- _SUPPLIED DATA_:
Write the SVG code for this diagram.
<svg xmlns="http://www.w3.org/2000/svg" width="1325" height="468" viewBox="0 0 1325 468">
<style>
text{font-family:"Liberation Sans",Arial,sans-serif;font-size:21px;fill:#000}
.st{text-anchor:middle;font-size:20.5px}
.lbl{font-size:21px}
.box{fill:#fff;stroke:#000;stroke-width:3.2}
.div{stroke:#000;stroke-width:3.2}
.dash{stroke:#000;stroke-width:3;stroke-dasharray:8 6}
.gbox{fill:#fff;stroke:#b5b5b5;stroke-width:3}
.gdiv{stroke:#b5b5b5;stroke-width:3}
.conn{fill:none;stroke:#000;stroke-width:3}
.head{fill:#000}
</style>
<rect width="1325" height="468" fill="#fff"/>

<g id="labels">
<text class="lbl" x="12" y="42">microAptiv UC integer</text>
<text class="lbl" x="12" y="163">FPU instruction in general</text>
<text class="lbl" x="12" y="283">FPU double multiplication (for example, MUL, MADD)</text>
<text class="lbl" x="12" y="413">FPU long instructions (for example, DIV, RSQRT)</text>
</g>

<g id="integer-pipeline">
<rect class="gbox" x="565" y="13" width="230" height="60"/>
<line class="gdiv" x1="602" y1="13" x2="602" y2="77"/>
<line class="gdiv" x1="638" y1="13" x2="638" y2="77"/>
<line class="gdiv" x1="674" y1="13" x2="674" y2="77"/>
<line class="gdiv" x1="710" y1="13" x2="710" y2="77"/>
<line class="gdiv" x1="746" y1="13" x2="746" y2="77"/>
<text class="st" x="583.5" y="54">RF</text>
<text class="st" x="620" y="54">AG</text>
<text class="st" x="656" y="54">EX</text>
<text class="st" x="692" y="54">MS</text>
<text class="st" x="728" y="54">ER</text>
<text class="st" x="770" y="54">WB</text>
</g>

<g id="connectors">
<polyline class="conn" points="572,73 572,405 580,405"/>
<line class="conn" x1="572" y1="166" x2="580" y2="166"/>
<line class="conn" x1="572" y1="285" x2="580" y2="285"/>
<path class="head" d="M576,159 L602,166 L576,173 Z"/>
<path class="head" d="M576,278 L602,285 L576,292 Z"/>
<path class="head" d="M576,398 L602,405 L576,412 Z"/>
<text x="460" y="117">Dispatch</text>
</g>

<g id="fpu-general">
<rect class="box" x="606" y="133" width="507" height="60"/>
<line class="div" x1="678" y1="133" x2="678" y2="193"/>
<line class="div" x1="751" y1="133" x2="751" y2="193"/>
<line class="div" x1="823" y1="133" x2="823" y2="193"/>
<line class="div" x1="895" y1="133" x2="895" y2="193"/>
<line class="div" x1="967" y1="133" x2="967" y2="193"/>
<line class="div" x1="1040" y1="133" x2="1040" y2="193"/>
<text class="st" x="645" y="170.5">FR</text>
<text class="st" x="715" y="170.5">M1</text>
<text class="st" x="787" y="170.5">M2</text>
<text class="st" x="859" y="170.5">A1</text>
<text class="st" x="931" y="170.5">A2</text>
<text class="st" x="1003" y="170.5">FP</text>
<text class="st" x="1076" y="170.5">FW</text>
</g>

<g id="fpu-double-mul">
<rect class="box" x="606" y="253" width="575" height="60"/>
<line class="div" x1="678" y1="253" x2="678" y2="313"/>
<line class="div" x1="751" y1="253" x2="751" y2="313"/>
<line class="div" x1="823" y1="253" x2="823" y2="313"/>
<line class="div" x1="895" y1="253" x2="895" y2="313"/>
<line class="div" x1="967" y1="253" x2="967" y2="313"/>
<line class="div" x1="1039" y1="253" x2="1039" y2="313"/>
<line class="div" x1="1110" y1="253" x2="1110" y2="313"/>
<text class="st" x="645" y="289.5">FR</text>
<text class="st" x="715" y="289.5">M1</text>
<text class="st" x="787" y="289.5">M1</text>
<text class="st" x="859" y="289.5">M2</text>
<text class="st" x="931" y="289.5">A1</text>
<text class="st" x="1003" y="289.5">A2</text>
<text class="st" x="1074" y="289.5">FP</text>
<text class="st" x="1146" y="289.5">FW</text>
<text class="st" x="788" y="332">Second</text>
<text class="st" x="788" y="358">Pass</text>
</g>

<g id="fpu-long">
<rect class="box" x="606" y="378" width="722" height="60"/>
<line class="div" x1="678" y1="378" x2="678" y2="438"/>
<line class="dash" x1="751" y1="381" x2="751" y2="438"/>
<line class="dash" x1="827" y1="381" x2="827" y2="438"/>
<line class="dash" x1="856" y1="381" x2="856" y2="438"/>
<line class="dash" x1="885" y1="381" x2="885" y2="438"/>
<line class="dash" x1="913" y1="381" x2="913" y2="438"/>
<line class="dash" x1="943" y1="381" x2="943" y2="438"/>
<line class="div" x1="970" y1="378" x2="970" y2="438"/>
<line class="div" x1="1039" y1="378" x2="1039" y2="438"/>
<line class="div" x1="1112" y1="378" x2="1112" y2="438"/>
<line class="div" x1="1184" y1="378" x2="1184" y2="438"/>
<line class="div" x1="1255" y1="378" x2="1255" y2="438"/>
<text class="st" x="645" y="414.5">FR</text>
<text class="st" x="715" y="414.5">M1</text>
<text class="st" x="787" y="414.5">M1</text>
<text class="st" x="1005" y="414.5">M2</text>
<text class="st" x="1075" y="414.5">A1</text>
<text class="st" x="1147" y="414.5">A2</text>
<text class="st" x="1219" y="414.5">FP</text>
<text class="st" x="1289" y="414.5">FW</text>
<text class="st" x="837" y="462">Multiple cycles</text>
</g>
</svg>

- _OBJECTIVE_: Reproduce all data above, unchanged.

- _FINISHED ANSWER_:
Write the SVG code for this diagram.
<svg xmlns="http://www.w3.org/2000/svg" width="1325" height="468" viewBox="0 0 1325 468">
<style>
text{font-family:"Liberation Sans",Arial,sans-serif;font-size:21px;fill:#000}
.st{text-anchor:middle;font-size:20.5px}
.lbl{font-size:21px}
.box{fill:#fff;stroke:#000;stroke-width:3.2}
.div{stroke:#000;stroke-width:3.2}
.dash{stroke:#000;stroke-width:3;stroke-dasharray:8 6}
.gbox{fill:#fff;stroke:#b5b5b5;stroke-width:3}
.gdiv{stroke:#b5b5b5;stroke-width:3}
.conn{fill:none;stroke:#000;stroke-width:3}
.head{fill:#000}
</style>
<rect width="1325" height="468" fill="#fff"/>

<g id="labels">
<text class="lbl" x="12" y="42">microAptiv UC integer</text>
<text class="lbl" x="12" y="163">FPU instruction in general</text>
<text class="lbl" x="12" y="283">FPU double multiplication (for example, MUL, MADD)</text>
<text class="lbl" x="12" y="413">FPU long instructions (for example, DIV, RSQRT)</text>
</g>

<g id="integer-pipeline">
<rect class="gbox" x="565" y="13" width="230" height="60"/>
<line class="gdiv" x1="602" y1="13" x2="602" y2="77"/>
<line class="gdiv" x1="638" y1="13" x2="638" y2="77"/>
<line class="gdiv" x1="674" y1="13" x2="674" y2="77"/>
<line class="gdiv" x1="710" y1="13" x2="710" y2="77"/>
<line class="gdiv" x1="746" y1="13" x2="746" y2="77"/>
<text class="st" x="583.5" y="54">RF</text>
<text class="st" x="620" y="54">AG</text>
<text class="st" x="656" y="54">EX</text>
<text class="st" x="692" y="54">MS</text>
<text class="st" x="728" y="54">ER</text>
<text class="st" x="770" y="54">WB</text>
</g>

<g id="connectors">
<polyline class="conn" points="572,73 572,405 580,405"/>
<line class="conn" x1="572" y1="166" x2="580" y2="166"/>
<line class="conn" x1="572" y1="285" x2="580" y2="285"/>
<path class="head" d="M576,159 L602,166 L576,173 Z"/>
<path class="head" d="M576,278 L602,285 L576,292 Z"/>
<path class="head" d="M576,398 L602,405 L576,412 Z"/>
<text x="460" y="117">Dispatch</text>
</g>

<g id="fpu-general">
<rect class="box" x="606" y="133" width="507" height="60"/>
<line class="div" x1="678" y1="133" x2="678" y2="193"/>
<line class="div" x1="751" y1="133" x2="751" y2="193"/>
<line class="div" x1="823" y1="133" x2="823" y2="193"/>
<line class="div" x1="895" y1="133" x2="895" y2="193"/>
<line class="div" x1="967" y1="133" x2="967" y2="193"/>
<line class="div" x1="1040" y1="133" x2="1040" y2="193"/>
<text class="st" x="645" y="170.5">FR</text>
<text class="st" x="715" y="170.5">M1</text>
<text class="st" x="787" y="170.5">M2</text>
<text class="st" x="859" y="170.5">A1</text>
<text class="st" x="931" y="170.5">A2</text>
<text class="st" x="1003" y="170.5">FP</text>
<text class="st" x="1076" y="170.5">FW</text>
</g>

<g id="fpu-double-mul">
<rect class="box" x="606" y="253" width="575" height="60"/>
<line class="div" x1="678" y1="253" x2="678" y2="313"/>
<line class="div" x1="751" y1="253" x2="751" y2="313"/>
<line class="div" x1="823" y1="253" x2="823" y2="313"/>
<line class="div" x1="895" y1="253" x2="895" y2="313"/>
<line class="div" x1="967" y1="253" x2="967" y2="313"/>
<line class="div" x1="1039" y1="253" x2="1039" y2="313"/>
<line class="div" x1="1110" y1="253" x2="1110" y2="313"/>
<text class="st" x="645" y="289.5">FR</text>
<text class="st" x="715" y="289.5">M1</text>
<text class="st" x="787" y="289.5">M1</text>
<text class="st" x="859" y="289.5">M2</text>
<text class="st" x="931" y="289.5">A1</text>
<text class="st" x="1003" y="289.5">A2</text>
<text class="st" x="1074" y="289.5">FP</text>
<text class="st" x="1146" y="289.5">FW</text>
<text class="st" x="788" y="332">Second</text>
<text class="st" x="788" y="358">Pass</text>
</g>

<g id="fpu-long">
<rect class="box" x="606" y="378" width="722" height="60"/>
<line class="div" x1="678" y1="378" x2="678" y2="438"/>
<line class="dash" x1="751" y1="381" x2="751" y2="438"/>
<line class="dash" x1="827" y1="381" x2="827" y2="438"/>
<line class="dash" x1="856" y1="381" x2="856" y2="438"/>
<line class="dash" x1="885" y1="381" x2="885" y2="438"/>
<line class="dash" x1="913" y1="381" x2="913" y2="438"/>
<line class="dash" x1="943" y1="381" x2="943" y2="438"/>
<line class="div" x1="970" y1="378" x2="970" y2="438"/>
<line class="div" x1="1039" y1="378" x2="1039" y2="438"/>
<line class="div" x1="1112" y1="378" x2="1112" y2="438"/>
<line class="div" x1="1184" y1="378" x2="1184" y2="438"/>
<line class="div" x1="1255" y1="378" x2="1255" y2="438"/>
<text class="st" x="645" y="414.5">FR</text>
<text class="st" x="715" y="414.5">M1</text>
<text class="st" x="787" y="414.5">M1</text>
<text class="st" x="1005" y="414.5">M2</text>
<text class="st" x="1075" y="414.5">A1</text>
<text class="st" x="1147" y="414.5">A2</text>
<text class="st" x="1219" y="414.5">FP</text>
<text class="st" x="1289" y="414.5">FW</text>
<text class="st" x="837" y="462">Multiple cycles</text>
</g>
</svg>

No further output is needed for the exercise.